Although a lot has been said on this matter already, given the gravity of the episode, the resourcefulness of the errant individual and the clout of his media house - which has, it seems, been disgracefully partisan in protecting him by prioritizing his word over that of his accusing protegee - the column inches and airtime devoted to the issue are, for once, fully justified.

Ironically, his decision to atone of his own accord for his egregious action, one he deftly downplayed as an all too human flaw, only exacerbated the outrage over the episode, his intent borne out by the terms he chose: a bad lapse of judgment; an awful misreading of the situation; an untoward incident; his confessed urge to atone by means of a penance that would lacerate him - a calculated crutch for his floundering reputation.

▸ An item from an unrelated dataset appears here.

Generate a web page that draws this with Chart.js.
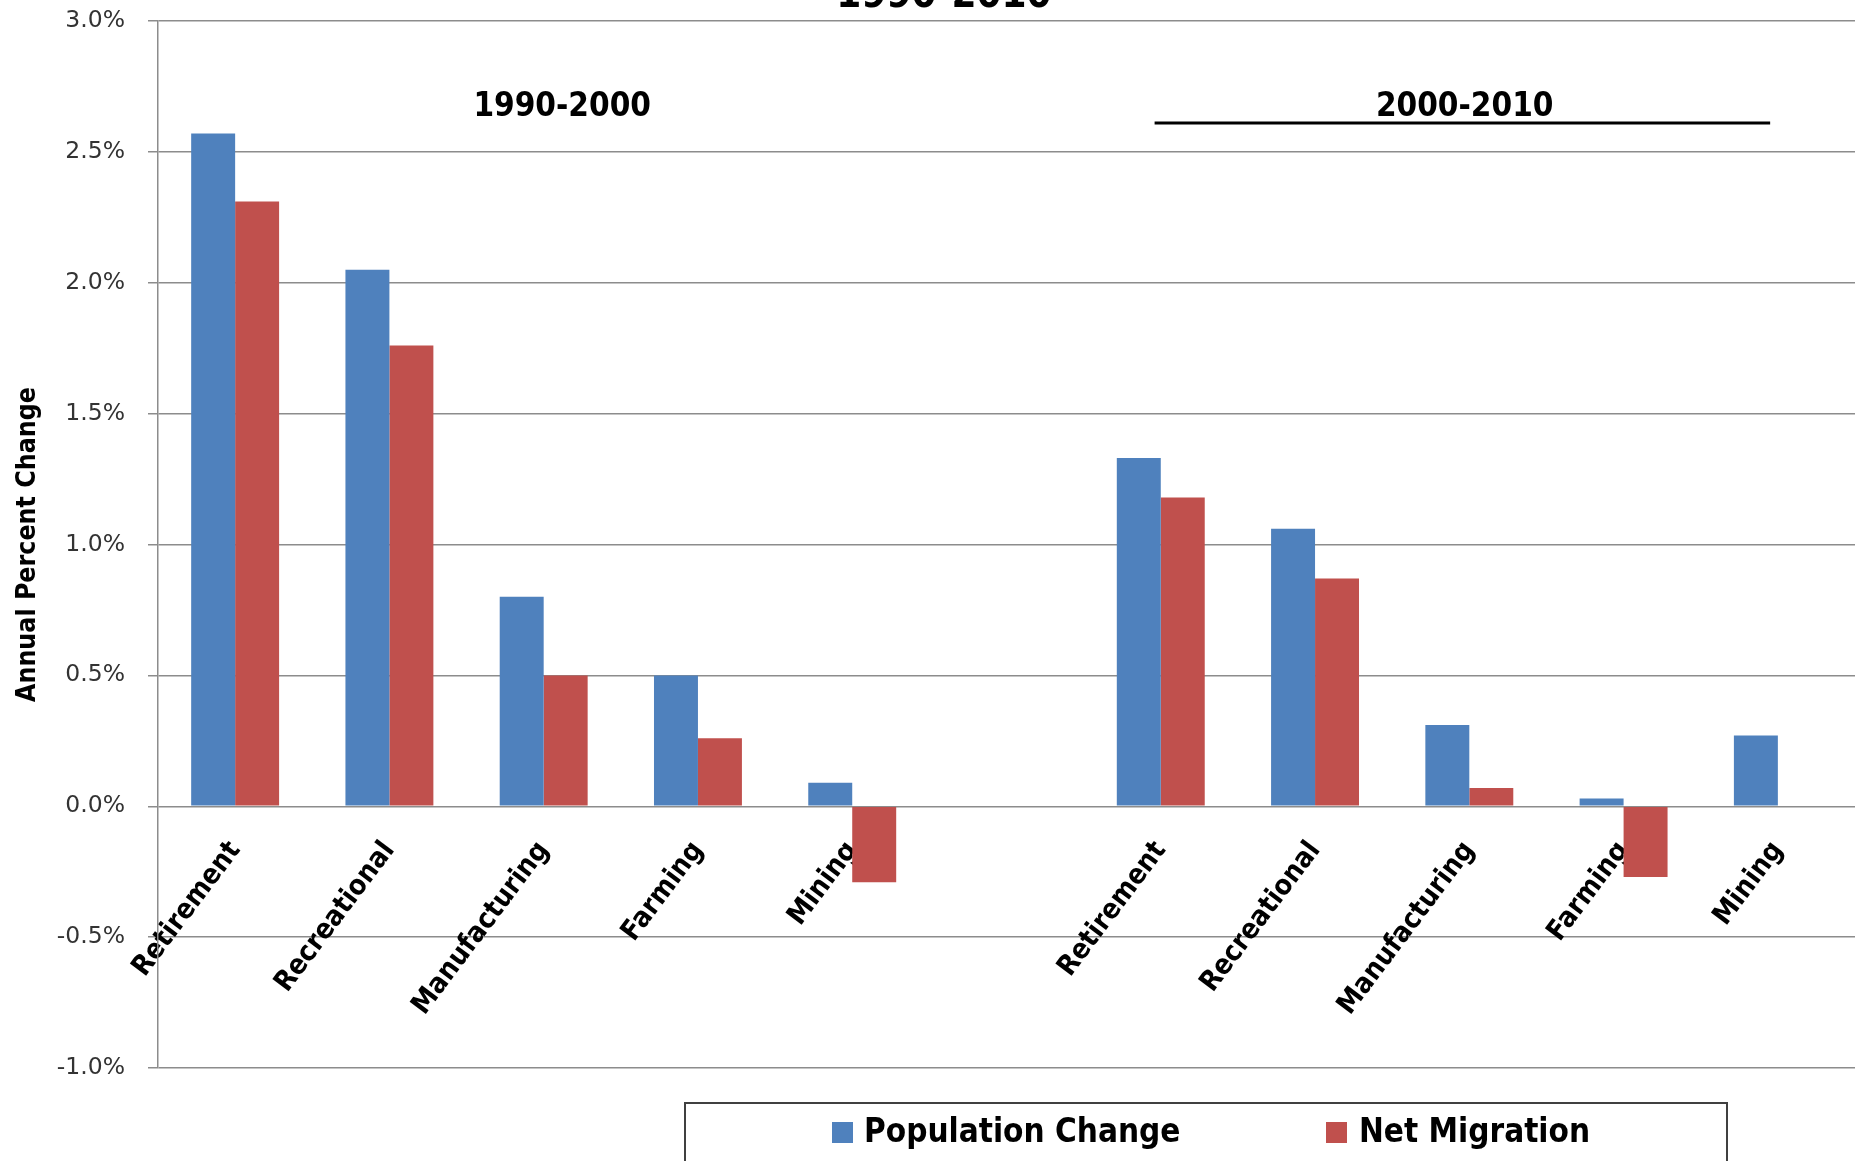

The wording and the tone of high ethicality points to that old defense of the indefensible: immoral, though not illegal. The impression being created is of his crumbling under the weight of his own conscience, one he had presumably left at home before heading to Goa, owing perhaps to the baggage allowance on the flight he took. He seeks, thereby, to shift attention from the woman to his own put-on penitence. His guilt, though, is limited solely to what he has done, bereft of empathy for the woman who's been wronged and, therefore, of remorse. 

Weaved into this carefully-crafted, self-aggrandizing impression is an insinuation of consensuality, or ,at the least, of tacit complicity. Suddenly, the whole atonement charade becomes all about his dignity and his angst at the realization that he has stooped below the moral standards he has set for himself, eclipsing the injury to the woman's esteem by his imposition on her. The righteous mentor is deploring his moment of weakness, wherein he got involved with his protegee, something he should have eschewed even if she did consent. The masochistic monk that he is, he even brings in the imagery of mortification to redeem himself.      

For a man who made his name on divesting people of their appearances, amplifying their sotto voce villainy, and reading between the lines of  their eloquent prose to reveal the subtext, his concoction is rather dilute. Could it be because credible fiction needs to be founded in facts, which aren't in his favor?